In 2006 I briefly worked for a client who was using Max 9 [boy was there a learning curve there!] but I switched to M&E full time creating content [2D & 3D] in 2009 when bought my first copy of Max 2010, as an educator I always told my students the first thing you do when you hit a wall is hit F1 and the context intuitive help will identify where you are and open the relevant help doc, so i did that a lot. Whilst my background was in hard surface modelling I'd never done any character work or rigging so embarked on teaching myself [again] but this time there was You Tube to help and sometimes hinder. I purchased various teaching materials from Arch Viz lighting and rendering to character rigging, just about every focal press book there was on Max, I took the decision to get a Digital Tutors Subscription and whilst there content explains how everything works there was little context as to what and why, I must have watched and created the content for building an IK FK Character rig five times and each time there was a little glitch somewhere that didn't work correctly, by the end I could build that IK FK Rig with out the videos but couldn't tall you why things weren't aligning correctly, or "why" I needed an IK AND an FK rig.
My biggest trick when teaching max was when I taught any tool it was on a simple primitive so you could see what it was doing to a box or sphere, once my student could see what was happening I was then show them how we use it and what we would use it for, explain what and why and then put it in context so they can see when to use it, this was one of the biggest things missing in learning content.
Watershed moment for unlocking the "hidden gems" was Shawn Hendriks meet the experts events with tech specialist and devs. Tapping into their expertise "one more thing" was always the standing joke during the meet the expert sessions because they had so many little tips.

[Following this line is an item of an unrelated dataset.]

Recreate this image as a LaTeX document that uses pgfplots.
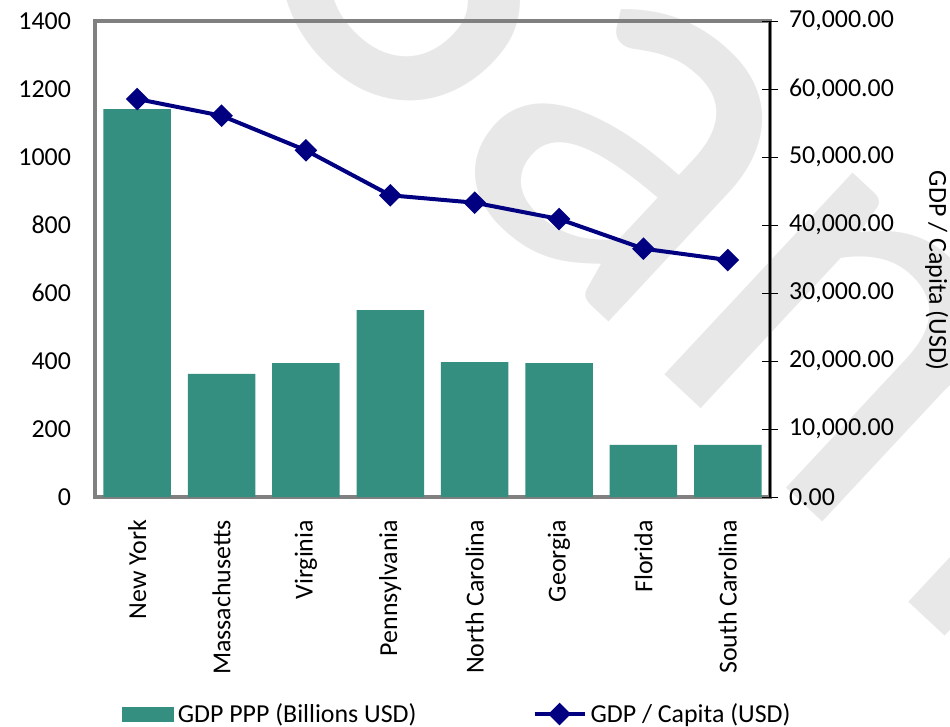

Scene explorers, multiple open configurations
Transform toolbox
Colour pallet
Built in calculator
entering imperial or metric measurements in input fields are automatically converted
I could go on and on. After contributing content for various product launches and AU I got invited to a product preview in London where i met Eddie and Martin. At this meeting were many veteran Max users, during the demonstrations even some seriously talented Max TDs were surprised by hidden gems and tools that had been in Max for years which is what prompted my Facebook page "did you know" I figured if a TD from a multi-national didn't know about the render window lock button in the middle of the UI the maybe I wasn't alone so I figured I'd just start posting all the little things I've found or figure out, I hoped it would become more of a community but as with many other social media platforms there's lots of consumption but not participation.